To the second point, yes, I probably agree, and it's an approach I find useful.
But sometimes you don't get the chance to say so many words, and giving the opportunity to people to connect the dot "EA" to "your values and your actions" might increase the understanding one has of EA (as it would for feminism), without necessarily engaging in a lengthy conversation with all of the people that would be able to connect the dots otherwise by observing your actions from a bit further. I hope that makes sense.
Thank you for sharing this!
Were it the case that I thought that the community was mistaken on any or many of its determinations, I would still consider myself to be EA.
I think that's nice.
One issue is likely the relative unipolarity of EA funding.
I agree with this. I think this is one of the major issues, and I've mentioned it in the past.
no person would be perfectly represented by its collective actions.
Yes, i'd guess one could say it's the other side of the token problem, and why we might need to show a greater diversity of people "affiliating".
Thank you for your comment.
On your first points, I think there are totally fair. I feel that's the preconditions of the prisonner's dilemma.
Then, I see your point on free-rider and I will reflect on it. I'd add that people mentioning how EA might have influence them or how an organization might make decisions influenced by EA principles seems completely different (to me) than "being an EA" ("identifying") and orgs "being EA orgs". I tend to think those latter framings are not necessarily useful, especially in the context of what I'm advocating for.
Thank you very much for taking the time to write this.
I generally don't feel disagreement with what you say, I don't think it's completely opposed to what I'm advocating for. I feel that there's a huge deal of interpretation around the words used, here "affiliation" (and as mentioned at the beginning of the post, not "identity").
I do think more people "affiliating" will make EA less of an ingroup / outgroup, and more of a philosophy (a "general held value system" as you say in the beginning) people adhere to to some extent, esp if framed as "this is a community that inspires me, those are ideas that are influencing my actions".
Thank you for sharing!
I would like to emphasize my choice of word ("affiliation" and not "identity"), as I do understand the offputting implications of "being an EA" (as opposed to "being part of the EA community" or another less identity-defining formulation).
I also want to add that I don't think anyone can claim they endorse everything about a movement they consider themselves a part of (e.g. feminism or civil rights or...), I don't think it's possible to expect full alignment for anyone in any movement.
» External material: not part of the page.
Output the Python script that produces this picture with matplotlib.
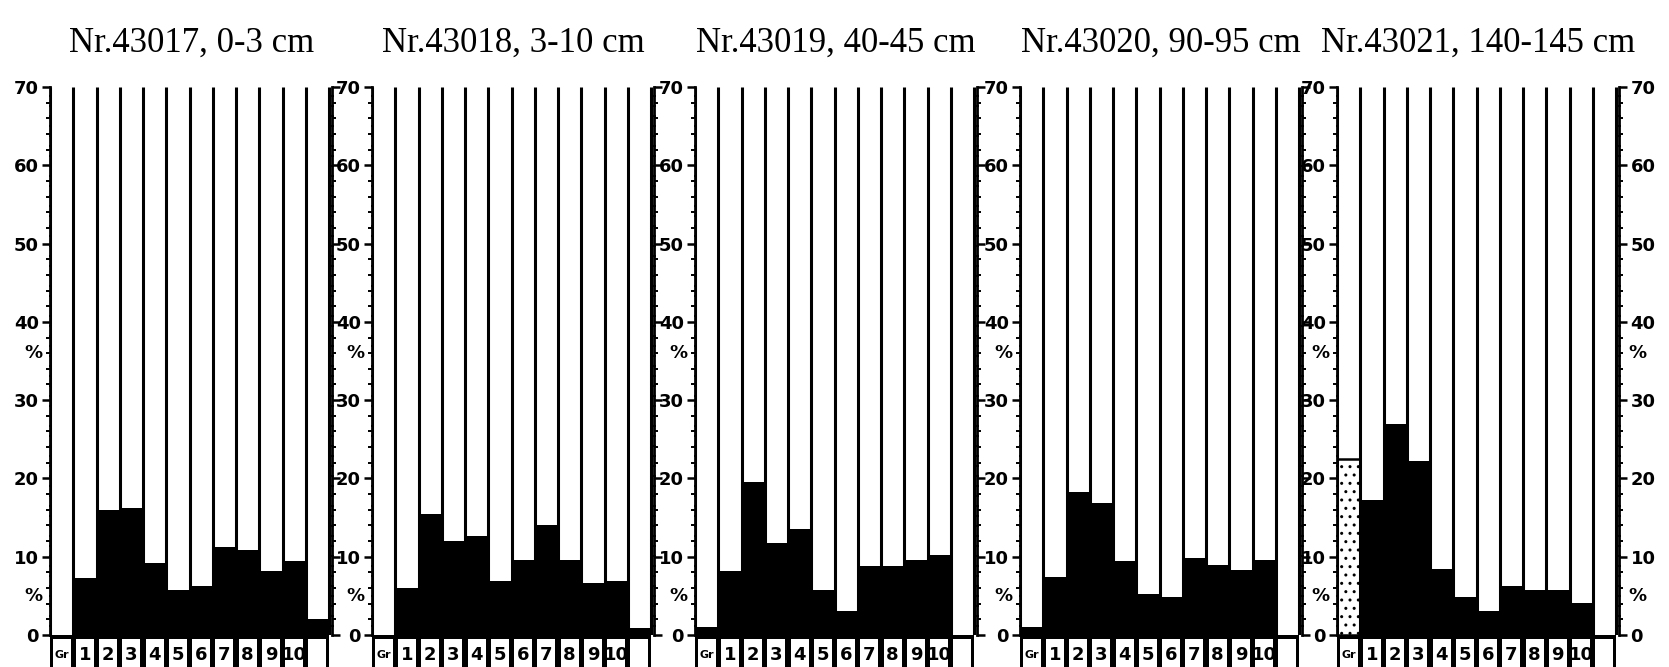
import matplotlib
matplotlib.use("Agg")
import matplotlib.pyplot as plt
from matplotlib.patches import Rectangle

# === DATA ===
fractions = ["Gr", "1", "2", "3", "4", "5", "6", "7", "8", "9", "10", ""]
titles = ["Nr.43017, 0-3 cm", "Nr.43018, 3-10 cm", "Nr.43019, 40-45 cm",
          "Nr.43020, 90-95 cm", "Nr.43021, 140-145 cm"]

# percentage per fraction (Gr, 1..10, rest)
nr43017 = [0.0, 7.3, 16.0, 16.2, 9.2, 5.8, 6.2, 11.3, 10.9, 8.2, 9.4, 2.0]
nr43018 = [0.0, 6.0, 15.5, 12.0, 12.6, 6.9, 9.6, 14.0, 9.6, 6.6, 6.9, 0.9]
nr43019 = [1.0, 8.2, 19.5, 11.8, 13.5, 5.7, 3.1, 8.8, 8.8, 9.6, 10.2, 0.0]
nr43020 = [1.0, 7.4, 18.3, 16.8, 9.4, 5.2, 4.8, 9.8, 8.9, 8.3, 9.6, 0.0]
nr43021 = [22.5, 17.3, 27.0, 22.2, 8.4, 4.9, 3.1, 6.3, 5.8, 5.7, 4.1, 0.0]
samples = [nr43017, nr43018, nr43019, nr43020, nr43021]
gravel_stippled = [False, False, False, False, True]

YMAX = 70

# === LAYOUT (pixels) ===
W, H = 1669, 667
panel_left = [50, 372, 695, 1020, 1337]
col_px = 23.25
x_lo, x_hi = -0.5, 11.65
y0_px, y70_px = 635, 87

plt.rcParams['font.family'] = ['DejaVu Sans']
fig = plt.figure(figsize=(W / 100, H / 100), dpi=100)
fig.patch.set_facecolor("white")

bottom = (H - y0_px) / H
height = (y0_px - y70_px) / H
width_px = (x_hi - x_lo) * col_px

for k, (vals, title) in enumerate(zip(samples, titles)):
    ax = fig.add_axes([panel_left[k] / W, bottom, width_px / W, height])
    xs = list(range(len(fractions)))

    # solid black columns; gravel is stippled where marked
    if gravel_stippled[k]:
        ax.bar(xs[1:], vals[1:], width=1.0, color="black", linewidth=0, zorder=2)
        ax.bar(xs[0], vals[0], width=1.0, color="white", edgecolor="black",
               hatch="..", linewidth=1.8, zorder=2)
    else:
        ax.bar(xs, vals, width=1.0, color="black", linewidth=0, zorder=2)

    # column dividers from 0 up to 70
    ax.vlines([i - 0.5 for i in range(len(fractions) + 1)], 0, YMAX,
              color="black", linewidth=2.2, zorder=3)

    # label boxes under the baseline
    ax.add_patch(Rectangle((-0.5, -6), len(fractions), 6, facecolor="black",
                           edgecolor="none", clip_on=False, zorder=4))
    for i, lab in enumerate(fractions):
        ax.add_patch(Rectangle((i - 0.39, -6), 0.78, 5.5, facecolor="white",
                               edgecolor="none", clip_on=False, zorder=5))
        ax.text(i, -2.6, lab, ha="center", va="center",
                fontsize=13 if lab != "Gr" else 8, fontweight="bold",
                clip_on=False, zorder=6)

    ax.set_xlim(x_lo, x_hi)
    ax.set_ylim(0, YMAX)
    ax.set_xticks([])
    ax.set_yticks(range(0, YMAX + 1, 10))
    ax.set_yticks(range(0, YMAX + 1, 2), minor=True)
    last = k == len(samples) - 1
    ax.tick_params(axis="y", which="major", direction="out", length=6, width=1.8,
                   labelsize=13, left=True, right=True, labelright=last, pad=2)
    ax.tick_params(axis="y", which="minor", direction="out", length=3, width=1.4,
                   left=True, right=True)
    for t in ax.get_yticklabels():
        t.set_fontweight("bold")

    for side in ("top", "bottom"):
        ax.spines[side].set_visible(False)
    for side in ("left", "right"):
        ax.spines[side].set_linewidth(2.0)
        ax.spines[side].set_linestyle((0, (3, 0.6)))

    # percent marks beside the scale
    for yv in (36, 5):
        ax.text(-0.06, yv, "%", transform=ax.get_yaxis_transform(), ha="center",
                va="center", fontsize=13, fontweight="bold")
        if last:
            ax.text(1.065, yv, "%", transform=ax.get_yaxis_transform(), ha="center",
                    va="center", fontsize=13, fontweight="bold")

    cx = (panel_left[k] + width_px / 2) / W
    fig.text(cx, (H - 43) / H, title, ha="center", va="center",
             fontsize=25, family="Liberation Serif")

fig.savefig("out.png", dpi=100)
I think it's important people know that about EA. I think there are as many definitions of EA as there are "members". But I also think not defining it for yourself will leave more space for others to define it for you (and most likely, wrongly). (That is to say, I probably won't support anything along the lines of "you misunderstanding EA" or "you not being aligned with EA", but I can't say anything with certainty as I don't have enough context on you)
I hope that makes sense.
Thanks for sharing! I'm honestly not sure what to answer to this, I feel some of your doubts / points are already addressed in the post. I guess it's where the crux is, whether you believe increasing diversity of representation would be positive for the movement as a way to show others that EA is not a sticker that absolutely defines the whole set of beliefs/values of a person, or not. Maybe I'll change my mind in the future about this. But I probably still want to advocate for making the decision to "not affiliate" intentional, when it could just be a non-decision, a default.